Gallagher told the paper she’s embarrassed for her birth country and that it should be clear to everyone that Trump is not fit to be a political leader.

“Whatever political belief one holds and trust me I am a strong supporter of the democratic process that man is not and should not be leader and I would not vote for him even if I was Republican” Gallagher wrote. “The Republican party is so fractured and disorganized that it may not recover.  It too waited too long to deal with Trump as a candidate. I am embarrassed for my birth country and I imagine that if Trump wins the United States will fall into that isolationism that dominated in the pre-war years. I also worry for my adopted country Canada. Actions of the U.S.A always impact us here. Perhaps we should build our own wall.”

Thom Lambert is originally from Indiana coming to Ontario from the Boston area. He’s been a permanent resident of Canada for the past 27 years.

Lambert believes Trump’s rise indicates that the de-intellectualization of America has reached a crucial point.

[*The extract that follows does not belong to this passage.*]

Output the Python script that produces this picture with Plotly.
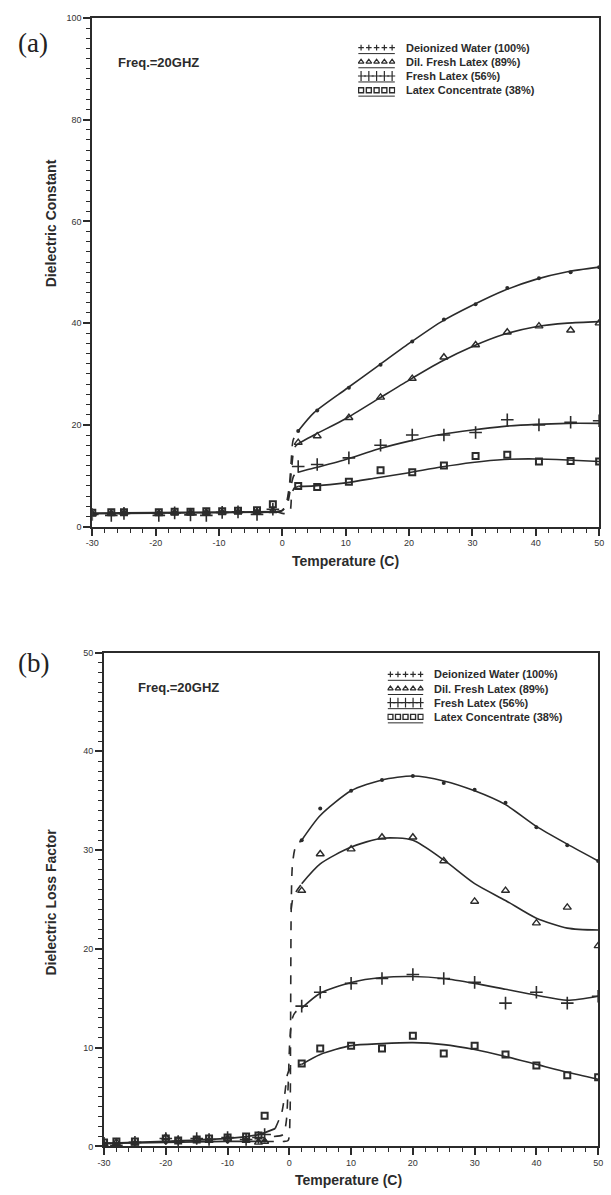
import plotly.graph_objects as go

# ---------------- Panel (a): Dielectric constant ----------------
A_X_LOW = [-30, -27, -25, -19.5, -17, -14.5, -12, -9.5, -7, -4, -1.5]
A_WATER_LOW = [2.6, 2.7, 2.8, 2.7, 2.8, 2.8, 2.8, 2.9, 2.9, 3.0, 3.0]
A_DIL_LOW = [2.5, 2.6, 2.7, 2.6, 2.7, 2.8, 2.8, 2.8, 2.9, 2.9, 3.1]
A_FRESH_LOW = [2.4, 2.2, 2.6, 2.2, 2.7, 2.3, 2.2, 2.8, 2.9, 2.4, 3.4]
A_CONC_LOW = [2.7, 2.8, 2.8, 2.8, 2.9, 2.9, 3.0, 3.0, 3.1, 3.2, 4.4]

A_X_HIGH = [2.5, 5.5, 10.5, 15.5, 20.5, 25.5, 30.5, 35.5, 40.5, 45.5, 50]
A_WATER = [18.8, 22.8, 27.3, 31.8, 36.4, 40.7, 43.7, 46.9, 48.8, 50.0, 51.0]
A_DIL = [16.5, 17.8, 21.4, 25.4, 29.1, 33.3, 35.7, 38.2, 39.4, 38.6, 40.0]
A_FRESH = [11.8, 12.2, 13.5, 16.0, 18.0, 18.0, 18.5, 21.0, 20.0, 20.5, 20.8]
A_CONC = [8.0, 7.8, 8.8, 11.1, 10.7, 12.0, 13.9, 14.1, 12.8, 12.9, 12.8]

# fitted curves
A_FIT_X = [2.5, 5, 10, 15, 20, 25, 30, 35, 40, 45, 50]
A_WATER_FIT = [18.8, 22.4, 27.0, 31.5, 36.0, 40.2, 43.5, 46.4, 48.6, 50.1, 51.0]
A_DIL_FIT = [16.3, 18.0, 21.2, 25.0, 28.8, 32.4, 35.4, 37.8, 39.3, 40.0, 40.3]
A_FRESH_FIT = [10.7, 11.5, 13.2, 15.2, 16.8, 18.1, 19.0, 19.7, 20.1, 20.3, 20.3]
A_CONC_FIT = [7.9, 8.0, 8.6, 9.6, 10.6, 11.7, 12.6, 13.2, 13.3, 13.1, 12.8]

A_LOW_FIT_X = [-30, -20, -10, -1]
A_LOW_FIT_Y = [2.6, 2.7, 2.8, 2.9]

# dashed transitions near 0 C
A_T_WATER_X = [-1, 0, 0.6, 1.1, 1.4, 1.7, 2.5]
A_T_WATER_Y = [2.9, 3.2, 4.5, 8, 13, 17, 18.8]
A_T_DIL_X = [-1, 0, 0.7, 1.2, 1.5, 1.9, 2.5]
A_T_DIL_Y = [2.9, 3.2, 4.5, 8, 12, 15.5, 16.3]
A_T_FRESH_X = [-1, 0, 0.8, 1.3, 1.8, 2.5]
A_T_FRESH_Y = [2.9, 3.2, 4.5, 7.5, 10, 10.7]
A_T_CONC_X = [-1, 0, 1.0, 1.3, 1.5, 1.9, 2.5]
A_T_CONC_Y = [2.9, 2.6, 2.6, 3.5, 6.5, 7.6, 7.9]

# ---------------- Panel (b): Dielectric loss factor ----------------
B_X_LOW = [-30, -28, -25, -20, -18, -15, -13, -10, -7, -5, -4]
B_WATER_LOW = [0.3, 0.3, 0.4, 0.4, 0.4, 0.5, 0.5, 0.5, 0.6, 0.6, 0.6]
B_DIL_LOW = [0.2, 0.4, 0.3, 0.9, 0.6, 0.7, 0.6, 0.8, 0.6, 0.4, 0.5]
B_FRESH_LOW = [0.3, 0.1, 0.4, 0.8, 0.5, 0.8, 0.7, 0.9, 0.7, 0.9, 1.2]
B_CONC_LOW = [0.4, 0.5, 0.5, 0.8, 0.6, 0.7, 0.8, 0.9, 1.0, 1.1, 3.1]

B_X_HIGH = [2, 5, 10, 15, 20, 25, 30, 35, 40, 45, 50]
B_WATER = [31.0, 34.2, 36.0, 37.1, 37.5, 36.8, 36.1, 34.8, 32.3, 30.5, 28.9]
B_DIL = [25.9, 29.6, 30.1, 31.3, 31.3, 28.9, 24.8, 25.9, 22.6, 24.2, 20.3]
B_FRESH = [14.2, 15.6, 16.5, 17.0, 17.4, 17.0, 16.6, 14.5, 15.6, 14.5, 15.2]
B_CONC = [8.4, 9.9, 10.2, 9.9, 11.2, 9.4, 10.2, 9.3, 8.2, 7.2, 7.0]

B_FIT_X = [2, 5, 10, 15, 20, 25, 30, 35, 40, 45, 50]
B_WATER_FIT = [31.0, 33.5, 36.0, 37.1, 37.5, 37.0, 36.0, 34.6, 32.4, 30.6, 28.9]
B_DIL_FIT = [26.6, 28.6, 30.3, 31.2, 31.0, 29.0, 26.6, 24.9, 23.1, 22.1, 21.9]
B_FRESH_FIT = [14.0, 15.5, 16.6, 17.1, 17.2, 17.0, 16.5, 15.9, 15.3, 14.8, 15.2]
B_CONC_FIT = [8.3, 9.3, 10.2, 10.4, 10.5, 10.3, 9.8, 9.1, 8.3, 7.5, 6.8]

B_LOW1_X = [-30, -20, -10, -4]
B_LOW1_Y = [0.3, 0.4, 0.5, 0.5]
B_LOW2_X = [-30, -20, -10, -5, -2.3]
B_LOW2_Y = [0.3, 0.5, 0.8, 1.2, 1.8]

B_T_WATER_X = [-4, -1, -0.2, 0.1, 0.2, 0.3, 0.5, 1.0, 2.0]
B_T_WATER_Y = [0.5, 0.5, 0.6, 3, 12, 24, 28.5, 30.3, 31.0]
B_T_DIL_X = [0.3, 0.6, 1.2, 2.0]
B_T_DIL_Y = [24, 25.2, 25.9, 26.6]
B_T_FRESH_X = [-2.5, -1, -0.5, -0.2, 0.1, 0.5, 1.0, 2.0]
B_T_FRESH_Y = [1.0, 1.2, 2.5, 6, 11, 13, 13.6, 14.0]
B_T_CONC_X = [-2.3, -1.2, -0.7, -0.3, 0.3, 1.0, 2.0]
B_T_CONC_Y = [1.8, 3.5, 5.5, 7.3, 8.0, 8.2, 8.3]

SERIES = ["Deionized Water (100%)", "Dil. Fresh Latex (89%)", "Fresh Latex (56%)",
          "Latex Concentrate (38%)"]
X_TICKS = [-30, -20, -10, 0, 10, 20, 30, 40, 50]
X_TICK_TEXT = ["-30", "-20", "-10", "0", "10", "20", "30", "40", "50"]
LEGEND_SAMPLE_X = [0, 1, 2, 3, 4]

INK = "#2b2b2b"
MARKERS = [
    dict(symbol="circle", size=4, color=INK),
    dict(symbol="triangle-up-open", size=7, color=INK, line=dict(width=1.4, color=INK)),
    dict(symbol="cross-thin-open", size=9, color=INK, line=dict(width=1.6, color=INK)),
    dict(symbol="square-open", size=6, color=INK, line=dict(width=2, color=INK)),
]
LEG_MARKERS = [
    dict(symbol="cross-thin-open", size=4, color=INK, line=dict(width=1.2, color=INK)),
    dict(symbol="triangle-up-open", size=5, color=INK, line=dict(width=1.2, color=INK)),
    dict(symbol="cross-thin-open", size=7, color=INK, line=dict(width=1.2, color=INK)),
    dict(symbol="square-open", size=5, color=INK, line=dict(width=1.4, color=INK)),
]

fig = go.Figure()


def add_line(x, y, xa, ya, dash="solid", width=1.6):
    fig.add_trace(go.Scatter(x=x, y=y, xaxis=xa, yaxis=ya, mode="lines",
                             line=dict(color=INK, width=width, dash=dash, shape="spline", smoothing=0.7),
                             showlegend=False, hoverinfo="skip"))


def add_pts(x, y, xa, ya, m, name):
    fig.add_trace(go.Scatter(x=x, y=y, xaxis=xa, yaxis=ya, mode="markers", name=name,
                             marker=m, showlegend=False))


# panel a
add_line(A_LOW_FIT_X, A_LOW_FIT_Y, "x", "y", width=2.2)
for tx, ty in [(A_T_WATER_X, A_T_WATER_Y), (A_T_DIL_X, A_T_DIL_Y),
               (A_T_FRESH_X, A_T_FRESH_Y), (A_T_CONC_X, A_T_CONC_Y)]:
    add_line(tx, ty, "x", "y", dash="dash")
for fy in [A_WATER_FIT, A_DIL_FIT, A_FRESH_FIT, A_CONC_FIT]:
    add_line(A_FIT_X, fy, "x", "y")
for low, high, m, nm in zip([A_WATER_LOW, A_DIL_LOW, A_FRESH_LOW, A_CONC_LOW],
                            [A_WATER, A_DIL, A_FRESH, A_CONC], MARKERS, SERIES):
    add_pts(A_X_LOW + A_X_HIGH, low + high, "x", "y", m, nm)

# panel b
add_line(B_LOW1_X, B_LOW1_Y, "x2", "y2", width=1.8)
add_line(B_LOW2_X, B_LOW2_Y, "x2", "y2", width=1.8)
for tx, ty in [(B_T_WATER_X, B_T_WATER_Y), (B_T_DIL_X, B_T_DIL_Y),
               (B_T_FRESH_X, B_T_FRESH_Y), (B_T_CONC_X, B_T_CONC_Y)]:
    add_line(tx, ty, "x2", "y2", dash="dash")
for fy in [B_WATER_FIT, B_DIL_FIT, B_FRESH_FIT, B_CONC_FIT]:
    add_line(B_FIT_X, fy, "x2", "y2")
for low, high, m, nm in zip([B_WATER_LOW, B_DIL_LOW, B_FRESH_LOW, B_CONC_LOW],
                            [B_WATER, B_DIL, B_FRESH, B_CONC], MARKERS, SERIES):
    add_pts(B_X_LOW + B_X_HIGH, low + high, "x2", "y2", m, nm)

# legend keys (row of symbols over a rule, as in the original)
for xa, ya in [("x3", "y3"), ("x4", "y4")]:
    for i, m in enumerate(LEG_MARKERS):
        fig.add_trace(go.Scatter(x=[LEGEND_SAMPLE_X[0] - 0.35, LEGEND_SAMPLE_X[-1] + 0.35],
                                 y=[i + 0.42, i + 0.42], xaxis=xa, yaxis=ya, mode="lines",
                                 line=dict(color=INK, width=1), showlegend=False, hoverinfo="skip"))
        fig.add_trace(go.Scatter(x=LEGEND_SAMPLE_X, y=[i] * len(LEGEND_SAMPLE_X), xaxis=xa, yaxis=ya,
                                 mode="markers", marker=m, showlegend=False, hoverinfo="skip"))

W, H = 611, 1195
A_L, A_R, A_T, A_B = 87, 604, 13, 526
B_L, B_R, B_T, B_B = 99, 603, 653, 1151
LEG_A = dict(x0=358, x1=396, row0=43, pitch=14.3)
LEG_B = dict(x0=388, x1=425, row0=675, pitch=14.3)
LEG_TEXT_A_X = 405
LEG_TEXT_B_X = 434

axis_common = dict(showline=True, linecolor=INK, linewidth=2, mirror=True,
                   ticks="outside", ticklen=7, tickwidth=1.5, tickcolor=INK,
                   showgrid=False, zeroline=False,
                   tickfont=dict(family="Liberation Sans, Arial", size=9, color="#333"))
minor = lambda d: dict(ticks="outside", ticklen=4, dtick=d, tickcolor=INK, tickwidth=1.2)
hidden = dict(visible=False, showgrid=False, zeroline=False, fixedrange=True)


def leg_axes(L):
    top = L["row0"] - L["pitch"] / 2
    bot = L["row0"] + 3.5 * L["pitch"]
    return (dict(domain=[L["x0"] / W, L["x1"] / W], range=[-0.4, 4.4], **hidden),
            dict(domain=[1 - bot / H, 1 - top / H], range=[3.5, -0.5], **hidden))


xa3, ya3 = leg_axes(LEG_A)
xa4, ya4 = leg_axes(LEG_B)

fig.update_layout(
    width=W, height=H, margin=dict(l=0, r=0, t=0, b=0),
    paper_bgcolor="white", plot_bgcolor="white", showlegend=False,
    xaxis=dict(domain=[A_L / W, A_R / W], anchor="y", range=[-30, 50],
               tickvals=X_TICKS, ticktext=X_TICK_TEXT, minor=minor(2), **axis_common),
    yaxis=dict(domain=[1 - A_B / H, 1 - A_T / H], anchor="x", range=[0, 100], dtick=20,
               minor=minor(2), **axis_common),
    xaxis2=dict(domain=[B_L / W, B_R / W], anchor="y2", range=[-30, 50],
                tickvals=X_TICKS, ticktext=X_TICK_TEXT, minor=minor(2), **axis_common),
    yaxis2=dict(domain=[1 - B_B / H, 1 - B_T / H], anchor="x2", range=[0, 50], dtick=10,
                minor=minor(1), **axis_common),
    xaxis3=dict(anchor="y3", **xa3), yaxis3=dict(anchor="x3", **ya3),
    xaxis4=dict(anchor="y4", **xa4), yaxis4=dict(anchor="x4", **ya4),
)

F = "Liberation Sans, Arial"
bold = dict(family=F, size=14, color=INK, weight="bold")
serif = dict(family="Liberation Serif, Times New Roman", size=27, color="#222")
ann = [
    dict(text="(a)", x=27 / W, y=1 - 38 / H, font=serif),
    dict(text="(b)", x=27 / W, y=1 - 664 / H, font=serif),
    dict(text="Freq.=20GHZ", x=155 / W, y=1 - 58 / H, font=dict(family=F, size=13, color=INK, weight="bold")),
    dict(text="Freq.=20GHZ", x=175 / W, y=1 - 688 / H, font=dict(family=F, size=13, color=INK, weight="bold")),
    dict(text="Dielectric Constant", x=45 / W, y=1 - 220 / H, textangle=-90, font=bold),
    dict(text="Dielectric Loss Factor", x=45 / W, y=1 - 905 / H, textangle=-90, font=bold),
    dict(text="Temperature (C)", x=345 / W, y=1 - 561 / H, font=bold),
    dict(text="Temperature (C)", x=348 / W, y=1 - 1185 / H, font=bold),
]
for i, name in enumerate(SERIES):
    ann.append(dict(text=name, x=LEG_TEXT_A_X / W, y=1 - (LEG_A["row0"] + i * LEG_A["pitch"]) / H,
                    xanchor="left", font=dict(family=F, size=11, color=INK, weight="bold")))
    ann.append(dict(text=name, x=LEG_TEXT_B_X / W, y=1 - (LEG_B["row0"] + i * LEG_B["pitch"]) / H,
                    xanchor="left", font=dict(family=F, size=11, color=INK, weight="bold")))
for a in ann:
    a.setdefault("xanchor", "center")
    fig.add_annotation(xref="paper", yref="paper", yanchor="middle", showarrow=False, **a)

fig.write_html("out.html", config={"displayModeBar": False},
               post_script="document.body.style.margin='0px';document.body.style.overflow='hidden';")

“Like most folks I am equally entertained and appalled by Trump’s success” he wrote. “My reaction really has nothing to do with him as a person – he is so obviously a buffoon – but the fact that average citizens could actually see him as a viable candidate. I think when a person like Trump actually resonates with folks that it speaks to how broken the American system is. What does it say about the U.S .in 2016? It says that the de-intellectualization of not just political life but private life has hit some kind of critical point. When presidential hopefuls can win huge support while promising things that are both unconstitutional and illegal it means that the dream of a well-educated populace capable of critical thinking that goes beyond personal gain is largely dead . . . at least amongst a certain sector of society. The U.S . seems to be descending into a state of personal selfishness where personal beliefs and preferences are seen as viable alternatives to societal good – previously unimaginable.”

Michael Fay grew up in Cincinnati Ohio and came to Canada from Pittsburgh in 1970. He worked on the 1968 presidential campaign of Senator Eugene McCarthy in 1968.

“I am not surprised at all" Fay wrote of Trump’s lead in the Republican race. “The steady drift downward has characterized the U.S. political process turning it as pundits suggest into a reality television show.”

While neither Fay nor Gallagher nor Lambert vote in American elections “If I thought Trump had a prayer at becoming president I would change my mind about voting” Lambert wrote.